Reacciones ante la precariedad
La clase media como termómetro social
La movilización de la ciudadanía es una de las pocas buenas noticias que podemos celebrar en tiempos de crisis. Los drásticos recortes que están teniendo lugar en salud y educación, y, más recientemente, en las rentas mínimas de inserción, han provocado una reacción contundente, visible en constantes manifestaciones, encierros en los centros de salud y otras formas de expresar el malestar y reivindicar derechos. Las simpatías que ha despertado entre la gente el movimiento del 15-M han facilitado sin duda la movilización, protagonizada no solo por jóvenes en paro, sino por colectivos muy diversos, incluyendo una muy activa tercera edad. Que la ciudadanía se movilice es una muestra excelente de madurez democrática de nuestra sociedad y un mensaje nítido a aquellos que pretenden reducir la práctica democrática al ejercicio del voto y la consecuente entrega de un cheque en blanco a los representantes elegidos.
El detonante de las movilizaciones son evidentemente los recortes, pero creo que la regularidad y la magnitud de la respuesta ciudadana tienen que ver sobre todo con que los efectos de la crisis empiezan a dejarse notar en amplias fracciones de la clase media. La pérdida de empleo o el aumento de la precariedad en las condiciones de trabajo alteran las posibilidades de varios sectores sociales de acceder al mercado para pagar la salud o la educación. Los recortes en los servicios públicos y su merma de calidad son entonces una amenaza, no solo para aquellos que no tienen otra opción que recurrir a ellos, sino también para los sectores altamente sensibles a la relación calidad-precio en el momento de elegir entre lo público y lo privado. Pero cuando las posibilidades de salida de lo público se reducen, no queda otro remedio que reclamar cobertura y calidad de los servicios públicos, que es a lo que en definitiva se debe recurrir.
La salida y la voz
La clase media se parte así entre aquellos sectores cuyo poder adquisitivo les permite mantenerse en el mercado -normalmente con un mayor esfuerzo económico- y aquellos a los que la crisis deja sin capacidad de elección y deben sumarse, a gusto o disgusto, a los perennes consumidores de servicios públicos. Se produce así la paradoja de la salida y la voz. Mientras es común observar un efecto huida de algunos sectores de los servicios públicos como consecuencia de unos recortes que ya están afectando a la calidad del servicio, la defensa de lo público deja oír mejor su voz, porque a ella se suman grupos sociales que, a pesar de su pérdida de poder económico, conservan la capacidad de ser oídos.
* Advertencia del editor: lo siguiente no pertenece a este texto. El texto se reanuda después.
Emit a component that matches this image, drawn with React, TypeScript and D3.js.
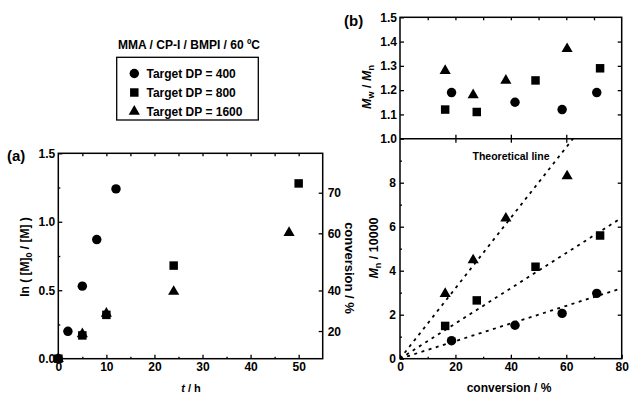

Es difícil saber qué va a pesar más en el futuro inmediato, si la salida o la voz. La magnitud de la crisis y sobre todo la persistencia de unas oscuras expectativas de futuro es probable que aumenten el malestar de colectivos que tengan menos donde elegir y de aquellos que puedan solo recurrir a unos servicios privados de menor calidad y menor precio.
Sumémosle el profundo descontento de aquellos grupos cuya situación social y económica alcanza niveles dramáticos. Los recortes en las rentas mínimas de inserción (RMI) afectan a familias prácticamente sin otro ingreso que la ayuda pública. Se trata de colectivos marginales y sin voz, pero que en un contexto de indignación social colectiva pueden encontrar la solidaridad y los canales necesarios para proyectar más y mejor su protesta social. Es difícil saber si estas protestas pueden derivar en conflicto. En otras circunstancias nada podría hacer pensar que los recortes en las RMI pudieran generar una explosión social, pero ocurre que la caja de resonancia del descontento proyecta con fuerza voces muy diversas. Y bien haría el Govern en calibrar los decibelios.